Reputation: 591
Let's say we have the following data array:
data_array = np.array([[1, 1, 1], [1, 1, 2], [2, 2, 2], [3, 3, 3], [4, 4, 4]], np.int16)
data_array
array([[1, 1, 1],
[1, 1, 2],
[2, 2, 2],
[3, 3, 3],
[4, 4, 4]])
And we want to mask the array according to the following ranges to be able to apply a calculation on the masked parts:
intervals = [[1, 2], [2, 3], [3, 4]]
We first create an empty array and mask based on the data array so we can combine the results for each masked array:
init = np.zeros((data_array.shape[0], data_array.shape[1]))
result_array = np.ma.masked_where((init == 0), init)
result_array
masked_array(
data=[[--, --, --],
[--, --, --],
[--, --, --],
[--, --, --],
[--, --, --]],
mask=[[ True, True, True],
[ True, True, True],
[ True, True, True],
[ True, True, True],
[ True, True, True]]
With this we can start a for loop that masks the array according the the interval ranges, performs a calculation on the masked array and combines to results to a single result array:
for inter in intervals:
# Extact the start and en values for interval range
start_inter = inter[0]
end_inter = inter[1]
# Mask the array based on interval range
mask_init = np.ma.masked_where((data_array > end_inter), data_array)

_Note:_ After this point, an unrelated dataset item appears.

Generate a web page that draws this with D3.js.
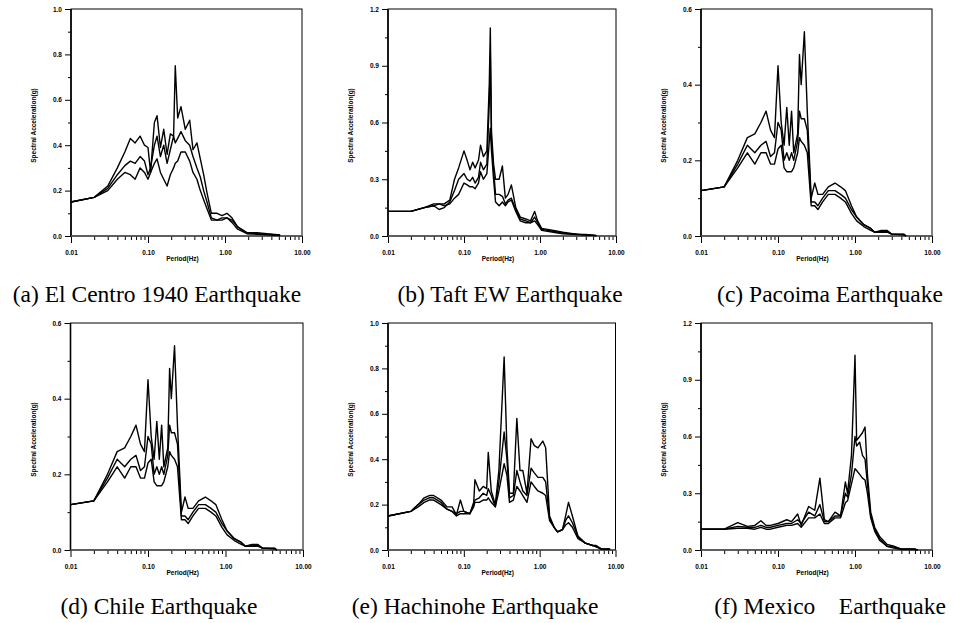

masked_array = np.ma.masked_where((mask_init < start_inter), mask_init)
# Perform a dummy calculation on masked array
outcome = (masked_array + end_inter) * 100
# Combine the outcome arrays
result_array[result_array.mask] = outcome[result_array.mask]
With the following result:
array([[300.0, 300.0, 300.0],
[300.0, 300.0, 400.0],
[400.0, 400.0, 400.0],
[600.0, 600.0, 600.0],
[800.0, 800.0, 800.0]])
The question I have is, how can the same result be achieved without using this for loop? So applying the masking and calculation for the whole data_array in a single operation. Note that the calculation's variables change with each mask. Is it possible to apply a vectorized approach to this problem? I would imagine numpy_indexed could be of some help. Thank you.
Upvotes: 0
Views: 949
Reputation: 59701
If the intervals can be made non-overlapping, then you could use a function like this:
import numpy as np
def func(data_array, intervals):
data_array = np.asarray(data_array)
start, end = np.asarray(intervals).T
data_array_exp = data_array[..., np.newaxis]

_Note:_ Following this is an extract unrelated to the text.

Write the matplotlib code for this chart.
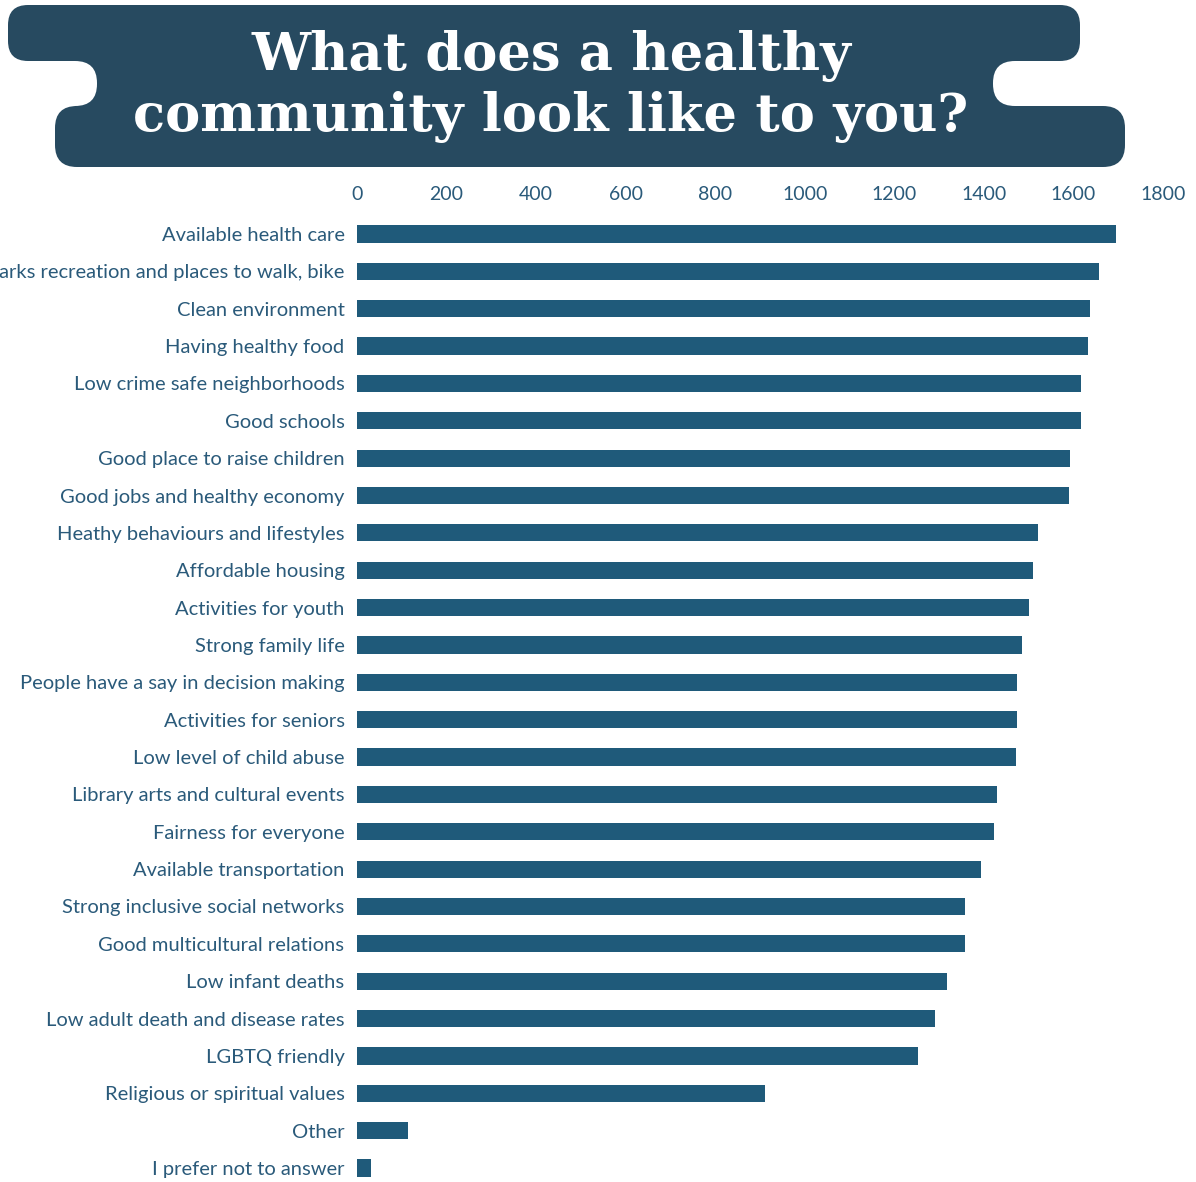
import matplotlib
matplotlib.use("Agg")
import matplotlib.pyplot as plt
from matplotlib.patches import FancyBboxPatch, Rectangle

# Survey answers, top to bottom
categories = [
    "Available health care",
    "Parks recreation and places to walk, bike",
    "Clean environment",
    "Having healthy food",
    "Low crime safe neighborhoods",
    "Good schools",
    "Good place to raise children",
    "Good jobs and healthy economy",
    "Heathy behaviours and lifestyles",
    "Affordable housing",
    "Activities for youth",
    "Strong family life",
    "People have a say in decision making",
    "Activities for seniors",
    "Low level of child abuse",
    "Library arts and cultural events",
    "Fairness for everyone",
    "Available transportation",
    "Strong inclusive social networks",
    "Good multicultural relations",
    "Low infant deaths",
    "Low adult death and disease rates",
    "LGBTQ friendly",
    "Religious or spiritual values",
    "Other",
    "I prefer not to answer",
]
counts = [1696, 1658, 1638, 1632, 1616, 1616, 1592, 1589, 1520, 1509, 1500,
          1484, 1473, 1473, 1471, 1429, 1422, 1393, 1357, 1357, 1317, 1290,
          1252, 911, 114, 31]
xticks = [0, 200, 400, 600, 800, 1000, 1200, 1400, 1600, 1800]

BAR = "#1f5a7a"
TEXT = "#2a5a7a"
BANNER = "#274a60"

W, H = 1196, 1182
fig = plt.figure(figsize=(W / 100, H / 100), dpi=100)

# --- title banner (figure pixel coords via a full-figure axes) ---
bg = fig.add_axes([0, 0, 1, 1])
bg.set_xlim(0, W)
bg.set_ylim(H, 0)
bg.axis("off")


def rbox(x0, y0, x1, y1, r, color):
    bg.add_patch(FancyBboxPatch((x0 + r, y0 + r), x1 - x0 - 2 * r, y1 - y0 - 2 * r,
                                boxstyle=f"round,pad={r}", fc=color, ec="none"))


rbox(8, 5, 1080, 61, 20, BANNER)
rbox(55, 106, 1125, 167, 22, BANNER)
bg.add_patch(Rectangle((75, 50), 940, 68, fc=BANNER, ec="none"))
# white rounded notches on both sides
rbox(-80, 61, 97, 106, 22, "white")
rbox(993, 61, 1250, 106, 22, "white")

bg.text(551, 56, "What does a healthy", ha="center", va="center", color="white",
        fontsize=38, fontweight="bold", family="DejaVu Serif")
bg.text(551, 117, "community look like to you?", ha="center", va="center", color="white",
        fontsize=38, fontweight="bold", family="DejaVu Serif")

# --- bar chart ---
x0, x1 = 357, 1163
row = 37.36
top_px = 234 - row / 2
ax = fig.add_axes([x0 / W, 0, (x1 - x0) / W, 1 - top_px / H])
ypos = list(range(len(categories)))
ax.barh(ypos, counts, height=0.46, color=BAR)
ax.set_xlim(0, 1800)
ax.set_ylim(-0.5 + (H - top_px) / row, -0.5)
ax.set_yticks(ypos)
ax.set_yticklabels(categories, fontsize=14.5, color=TEXT, family="Lato")
ax.set_xticks(xticks)
ax.set_xticklabels([str(t) for t in xticks], fontsize=14, color=TEXT, family="Lato")
ax.xaxis.tick_top()
ax.tick_params(axis="both", length=0)
ax.tick_params(axis="y", pad=9)
ax.tick_params(axis="x", pad=9)
for s in ax.spines.values():
    s.set_visible(False)
ax.patch.set_alpha(0)

fig.savefig("out.png", dpi=100)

mask = (data_array_exp >= start) & (data_array_exp <= end)
return np.sum((data_array_exp + end) * mask * 100, axis=-1)
The result should be the same as with the original code in that case:
import numpy as np
def func_orig(data_array, intervals):
init = np.zeros((data_array.shape[0], data_array.shape[1]))
result_array = np.ma.masked_where((init == 0), init)
for inter in intervals:
start_inter = inter[0]
end_inter = inter[1]
mask_init = np.ma.masked_where((data_array > end_inter), data_array)
masked_array = np.ma.masked_where((mask_init < start_inter), mask_init)
outcome = (masked_array + end_inter) * 100
result_array[result_array.mask] = outcome[result_array.mask]
return result_array.data
data_array = np.array([[1, 1, 1], [1, 1, 2], [2, 2, 2], [3, 3, 3], [4, 4, 4]], np.int16)
intervals = [[1, 1.9], [2, 2.9], [3, 4]]
print(np.allclose(func(data_array, intervals), func_orig(data_array, intervals)))
# True
Upvotes: 1